>> start INFORMATION PROVIDED

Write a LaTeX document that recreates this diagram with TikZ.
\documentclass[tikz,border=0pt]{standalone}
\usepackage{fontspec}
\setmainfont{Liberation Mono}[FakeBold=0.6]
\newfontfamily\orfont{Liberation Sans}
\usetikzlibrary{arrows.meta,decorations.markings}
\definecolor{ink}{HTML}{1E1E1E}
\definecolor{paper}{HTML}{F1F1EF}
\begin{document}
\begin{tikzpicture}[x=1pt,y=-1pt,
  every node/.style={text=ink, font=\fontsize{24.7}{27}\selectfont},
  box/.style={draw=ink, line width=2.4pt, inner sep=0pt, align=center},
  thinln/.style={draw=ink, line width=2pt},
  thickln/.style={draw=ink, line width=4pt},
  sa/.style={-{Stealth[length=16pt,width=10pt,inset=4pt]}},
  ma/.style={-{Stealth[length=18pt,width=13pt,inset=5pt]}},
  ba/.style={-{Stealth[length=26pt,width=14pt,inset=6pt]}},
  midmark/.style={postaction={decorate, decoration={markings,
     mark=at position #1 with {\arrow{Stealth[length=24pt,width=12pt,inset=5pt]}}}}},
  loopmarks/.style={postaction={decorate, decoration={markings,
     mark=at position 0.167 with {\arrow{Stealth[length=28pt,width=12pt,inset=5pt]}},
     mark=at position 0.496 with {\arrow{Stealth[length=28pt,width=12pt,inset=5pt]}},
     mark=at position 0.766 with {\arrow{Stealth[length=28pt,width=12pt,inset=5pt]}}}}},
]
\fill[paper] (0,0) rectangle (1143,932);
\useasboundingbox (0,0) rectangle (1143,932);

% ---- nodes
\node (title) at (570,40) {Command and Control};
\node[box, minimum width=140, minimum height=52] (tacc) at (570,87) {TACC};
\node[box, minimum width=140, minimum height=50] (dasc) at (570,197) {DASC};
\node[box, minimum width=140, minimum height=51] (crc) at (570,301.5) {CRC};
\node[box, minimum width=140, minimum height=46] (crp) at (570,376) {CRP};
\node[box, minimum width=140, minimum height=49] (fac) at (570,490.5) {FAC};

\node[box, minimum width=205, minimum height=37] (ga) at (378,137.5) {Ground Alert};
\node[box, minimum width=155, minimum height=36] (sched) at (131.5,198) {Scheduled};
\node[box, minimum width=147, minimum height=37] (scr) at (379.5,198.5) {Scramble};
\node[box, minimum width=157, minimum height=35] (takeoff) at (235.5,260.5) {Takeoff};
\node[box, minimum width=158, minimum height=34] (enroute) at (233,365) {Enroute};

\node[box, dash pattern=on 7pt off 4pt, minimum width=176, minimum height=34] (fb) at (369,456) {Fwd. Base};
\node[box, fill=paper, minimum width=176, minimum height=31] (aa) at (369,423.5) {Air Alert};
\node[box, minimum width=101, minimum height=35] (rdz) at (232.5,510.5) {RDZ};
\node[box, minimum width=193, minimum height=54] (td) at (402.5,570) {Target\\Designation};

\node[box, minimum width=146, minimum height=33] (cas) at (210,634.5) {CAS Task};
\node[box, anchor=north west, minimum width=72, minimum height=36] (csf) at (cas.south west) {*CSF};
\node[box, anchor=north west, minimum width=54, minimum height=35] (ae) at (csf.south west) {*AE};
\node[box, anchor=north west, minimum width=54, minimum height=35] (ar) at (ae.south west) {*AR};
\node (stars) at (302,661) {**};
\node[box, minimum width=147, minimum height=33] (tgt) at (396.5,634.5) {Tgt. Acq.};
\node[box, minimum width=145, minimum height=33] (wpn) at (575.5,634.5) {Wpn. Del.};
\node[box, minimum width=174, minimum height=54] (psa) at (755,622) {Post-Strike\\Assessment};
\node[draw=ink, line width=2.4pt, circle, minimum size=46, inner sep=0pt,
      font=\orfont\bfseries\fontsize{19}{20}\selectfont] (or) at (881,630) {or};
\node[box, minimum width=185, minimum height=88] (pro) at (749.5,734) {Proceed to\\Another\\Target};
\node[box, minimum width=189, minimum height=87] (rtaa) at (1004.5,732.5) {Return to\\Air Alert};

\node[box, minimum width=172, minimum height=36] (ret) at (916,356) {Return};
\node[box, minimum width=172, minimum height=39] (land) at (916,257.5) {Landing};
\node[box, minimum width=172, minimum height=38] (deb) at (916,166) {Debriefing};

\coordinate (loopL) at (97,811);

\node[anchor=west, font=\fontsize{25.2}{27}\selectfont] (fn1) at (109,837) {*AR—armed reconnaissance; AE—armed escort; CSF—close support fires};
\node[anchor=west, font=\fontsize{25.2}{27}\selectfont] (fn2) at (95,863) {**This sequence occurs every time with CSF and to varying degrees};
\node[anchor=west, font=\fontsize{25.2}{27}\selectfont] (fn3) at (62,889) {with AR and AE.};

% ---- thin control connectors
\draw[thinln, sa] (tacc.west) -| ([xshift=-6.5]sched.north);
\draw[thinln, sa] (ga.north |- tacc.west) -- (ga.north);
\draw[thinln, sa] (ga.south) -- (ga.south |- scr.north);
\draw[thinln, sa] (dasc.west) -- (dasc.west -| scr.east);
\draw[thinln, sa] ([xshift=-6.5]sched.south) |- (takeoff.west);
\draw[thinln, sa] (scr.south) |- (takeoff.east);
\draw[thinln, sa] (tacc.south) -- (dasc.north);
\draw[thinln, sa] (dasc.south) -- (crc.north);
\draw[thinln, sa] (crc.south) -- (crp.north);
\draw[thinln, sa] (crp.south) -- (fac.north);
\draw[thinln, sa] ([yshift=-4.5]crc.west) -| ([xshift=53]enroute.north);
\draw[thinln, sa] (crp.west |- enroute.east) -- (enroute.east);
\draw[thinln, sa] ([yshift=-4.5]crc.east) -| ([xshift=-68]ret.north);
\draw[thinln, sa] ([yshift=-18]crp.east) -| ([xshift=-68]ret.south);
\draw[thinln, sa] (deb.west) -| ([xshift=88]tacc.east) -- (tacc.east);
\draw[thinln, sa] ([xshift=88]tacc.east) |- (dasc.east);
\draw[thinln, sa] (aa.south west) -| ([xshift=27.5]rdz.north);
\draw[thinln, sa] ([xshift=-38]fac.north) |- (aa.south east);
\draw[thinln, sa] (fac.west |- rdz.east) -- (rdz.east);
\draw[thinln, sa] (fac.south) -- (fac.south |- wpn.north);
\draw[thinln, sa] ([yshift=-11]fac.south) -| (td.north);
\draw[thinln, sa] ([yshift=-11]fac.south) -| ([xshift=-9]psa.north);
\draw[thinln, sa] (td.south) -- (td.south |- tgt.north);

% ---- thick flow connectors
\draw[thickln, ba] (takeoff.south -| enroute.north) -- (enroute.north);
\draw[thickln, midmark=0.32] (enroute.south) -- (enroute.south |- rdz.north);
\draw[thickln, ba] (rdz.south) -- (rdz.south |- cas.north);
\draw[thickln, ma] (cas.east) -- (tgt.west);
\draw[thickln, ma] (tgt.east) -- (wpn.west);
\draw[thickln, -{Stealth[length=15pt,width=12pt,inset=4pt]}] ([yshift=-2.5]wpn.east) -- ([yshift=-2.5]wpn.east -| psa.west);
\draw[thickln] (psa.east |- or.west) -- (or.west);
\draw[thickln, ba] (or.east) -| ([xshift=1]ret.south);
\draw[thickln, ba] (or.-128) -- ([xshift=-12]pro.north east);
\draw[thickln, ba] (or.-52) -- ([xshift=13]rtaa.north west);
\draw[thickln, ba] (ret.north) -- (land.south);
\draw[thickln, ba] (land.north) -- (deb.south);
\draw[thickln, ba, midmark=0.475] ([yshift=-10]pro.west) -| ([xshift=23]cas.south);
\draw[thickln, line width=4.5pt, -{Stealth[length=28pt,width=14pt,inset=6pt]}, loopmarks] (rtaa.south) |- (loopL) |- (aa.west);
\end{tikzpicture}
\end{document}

>> end INFORMATION PROVIDED

→ PROBLEM TO WORK ON
Go through the material above line by line and copy it exactly.

→ ANSWER IN FULL
Write a LaTeX document that recreates this diagram with TikZ.
\documentclass[tikz,border=0pt]{standalone}
\usepackage{fontspec}
\setmainfont{Liberation Mono}[FakeBold=0.6]
\newfontfamily\orfont{Liberation Sans}
\usetikzlibrary{arrows.meta,decorations.markings}
\definecolor{ink}{HTML}{1E1E1E}
\definecolor{paper}{HTML}{F1F1EF}
\begin{document}
\begin{tikzpicture}[x=1pt,y=-1pt,
  every node/.style={text=ink, font=\fontsize{24.7}{27}\selectfont},
  box/.style={draw=ink, line width=2.4pt, inner sep=0pt, align=center},
  thinln/.style={draw=ink, line width=2pt},
  thickln/.style={draw=ink, line width=4pt},
  sa/.style={-{Stealth[length=16pt,width=10pt,inset=4pt]}},
  ma/.style={-{Stealth[length=18pt,width=13pt,inset=5pt]}},
  ba/.style={-{Stealth[length=26pt,width=14pt,inset=6pt]}},
  midmark/.style={postaction={decorate, decoration={markings,
     mark=at position #1 with {\arrow{Stealth[length=24pt,width=12pt,inset=5pt]}}}}},
  loopmarks/.style={postaction={decorate, decoration={markings,
     mark=at position 0.167 with {\arrow{Stealth[length=28pt,width=12pt,inset=5pt]}},
     mark=at position 0.496 with {\arrow{Stealth[length=28pt,width=12pt,inset=5pt]}},
     mark=at position 0.766 with {\arrow{Stealth[length=28pt,width=12pt,inset=5pt]}}}}},
]
\fill[paper] (0,0) rectangle (1143,932);
\useasboundingbox (0,0) rectangle (1143,932);

% ---- nodes
\node (title) at (570,40) {Command and Control};
\node[box, minimum width=140, minimum height=52] (tacc) at (570,87) {TACC};
\node[box, minimum width=140, minimum height=50] (dasc) at (570,197) {DASC};
\node[box, minimum width=140, minimum height=51] (crc) at (570,301.5) {CRC};
\node[box, minimum width=140, minimum height=46] (crp) at (570,376) {CRP};
\node[box, minimum width=140, minimum height=49] (fac) at (570,490.5) {FAC};

\node[box, minimum width=205, minimum height=37] (ga) at (378,137.5) {Ground Alert};
\node[box, minimum width=155, minimum height=36] (sched) at (131.5,198) {Scheduled};
\node[box, minimum width=147, minimum height=37] (scr) at (379.5,198.5) {Scramble};
\node[box, minimum width=157, minimum height=35] (takeoff) at (235.5,260.5) {Takeoff};
\node[box, minimum width=158, minimum height=34] (enroute) at (233,365) {Enroute};

\node[box, dash pattern=on 7pt off 4pt, minimum width=176, minimum height=34] (fb) at (369,456) {Fwd. Base};
\node[box, fill=paper, minimum width=176, minimum height=31] (aa) at (369,423.5) {Air Alert};
\node[box, minimum width=101, minimum height=35] (rdz) at (232.5,510.5) {RDZ};
\node[box, minimum width=193, minimum height=54] (td) at (402.5,570) {Target\\Designation};

\node[box, minimum width=146, minimum height=33] (cas) at (210,634.5) {CAS Task};
\node[box, anchor=north west, minimum width=72, minimum height=36] (csf) at (cas.south west) {*CSF};
\node[box, anchor=north west, minimum width=54, minimum height=35] (ae) at (csf.south west) {*AE};
\node[box, anchor=north west, minimum width=54, minimum height=35] (ar) at (ae.south west) {*AR};
\node (stars) at (302,661) {**};
\node[box, minimum width=147, minimum height=33] (tgt) at (396.5,634.5) {Tgt. Acq.};
\node[box, minimum width=145, minimum height=33] (wpn) at (575.5,634.5) {Wpn. Del.};
\node[box, minimum width=174, minimum height=54] (psa) at (755,622) {Post-Strike\\Assessment};
\node[draw=ink, line width=2.4pt, circle, minimum size=46, inner sep=0pt,
      font=\orfont\bfseries\fontsize{19}{20}\selectfont] (or) at (881,630) {or};
\node[box, minimum width=185, minimum height=88] (pro) at (749.5,734) {Proceed to\\Another\\Target};
\node[box, minimum width=189, minimum height=87] (rtaa) at (1004.5,732.5) {Return to\\Air Alert};

\node[box, minimum width=172, minimum height=36] (ret) at (916,356) {Return};
\node[box, minimum width=172, minimum height=39] (land) at (916,257.5) {Landing};
\node[box, minimum width=172, minimum height=38] (deb) at (916,166) {Debriefing};

\coordinate (loopL) at (97,811);

\node[anchor=west, font=\fontsize{25.2}{27}\selectfont] (fn1) at (109,837) {*AR—armed reconnaissance; AE—armed escort; CSF—close support fires};
\node[anchor=west, font=\fontsize{25.2}{27}\selectfont] (fn2) at (95,863) {**This sequence occurs every time with CSF and to varying degrees};
\node[anchor=west, font=\fontsize{25.2}{27}\selectfont] (fn3) at (62,889) {with AR and AE.};

% ---- thin control connectors
\draw[thinln, sa] (tacc.west) -| ([xshift=-6.5]sched.north);
\draw[thinln, sa] (ga.north |- tacc.west) -- (ga.north);
\draw[thinln, sa] (ga.south) -- (ga.south |- scr.north);
\draw[thinln, sa] (dasc.west) -- (dasc.west -| scr.east);
\draw[thinln, sa] ([xshift=-6.5]sched.south) |- (takeoff.west);
\draw[thinln, sa] (scr.south) |- (takeoff.east);
\draw[thinln, sa] (tacc.south) -- (dasc.north);
\draw[thinln, sa] (dasc.south) -- (crc.north);
\draw[thinln, sa] (crc.south) -- (crp.north);
\draw[thinln, sa] (crp.south) -- (fac.north);
\draw[thinln, sa] ([yshift=-4.5]crc.west) -| ([xshift=53]enroute.north);
\draw[thinln, sa] (crp.west |- enroute.east) -- (enroute.east);
\draw[thinln, sa] ([yshift=-4.5]crc.east) -| ([xshift=-68]ret.north);
\draw[thinln, sa] ([yshift=-18]crp.east) -| ([xshift=-68]ret.south);
\draw[thinln, sa] (deb.west) -| ([xshift=88]tacc.east) -- (tacc.east);
\draw[thinln, sa] ([xshift=88]tacc.east) |- (dasc.east);
\draw[thinln, sa] (aa.south west) -| ([xshift=27.5]rdz.north);
\draw[thinln, sa] ([xshift=-38]fac.north) |- (aa.south east);
\draw[thinln, sa] (fac.west |- rdz.east) -- (rdz.east);
\draw[thinln, sa] (fac.south) -- (fac.south |- wpn.north);
\draw[thinln, sa] ([yshift=-11]fac.south) -| (td.north);
\draw[thinln, sa] ([yshift=-11]fac.south) -| ([xshift=-9]psa.north);
\draw[thinln, sa] (td.south) -- (td.south |- tgt.north);

% ---- thick flow connectors
\draw[thickln, ba] (takeoff.south -| enroute.north) -- (enroute.north);
\draw[thickln, midmark=0.32] (enroute.south) -- (enroute.south |- rdz.north);
\draw[thickln, ba] (rdz.south) -- (rdz.south |- cas.north);
\draw[thickln, ma] (cas.east) -- (tgt.west);
\draw[thickln, ma] (tgt.east) -- (wpn.west);
\draw[thickln, -{Stealth[length=15pt,width=12pt,inset=4pt]}] ([yshift=-2.5]wpn.east) -- ([yshift=-2.5]wpn.east -| psa.west);
\draw[thickln] (psa.east |- or.west) -- (or.west);
\draw[thickln, ba] (or.east) -| ([xshift=1]ret.south);
\draw[thickln, ba] (or.-128) -- ([xshift=-12]pro.north east);
\draw[thickln, ba] (or.-52) -- ([xshift=13]rtaa.north west);
\draw[thickln, ba] (ret.north) -- (land.south);
\draw[thickln, ba] (land.north) -- (deb.south);
\draw[thickln, ba, midmark=0.475] ([yshift=-10]pro.west) -| ([xshift=23]cas.south);
\draw[thickln, line width=4.5pt, -{Stealth[length=28pt,width=14pt,inset=6pt]}, loopmarks] (rtaa.south) |- (loopL) |- (aa.west);
\end{tikzpicture}
\end{document}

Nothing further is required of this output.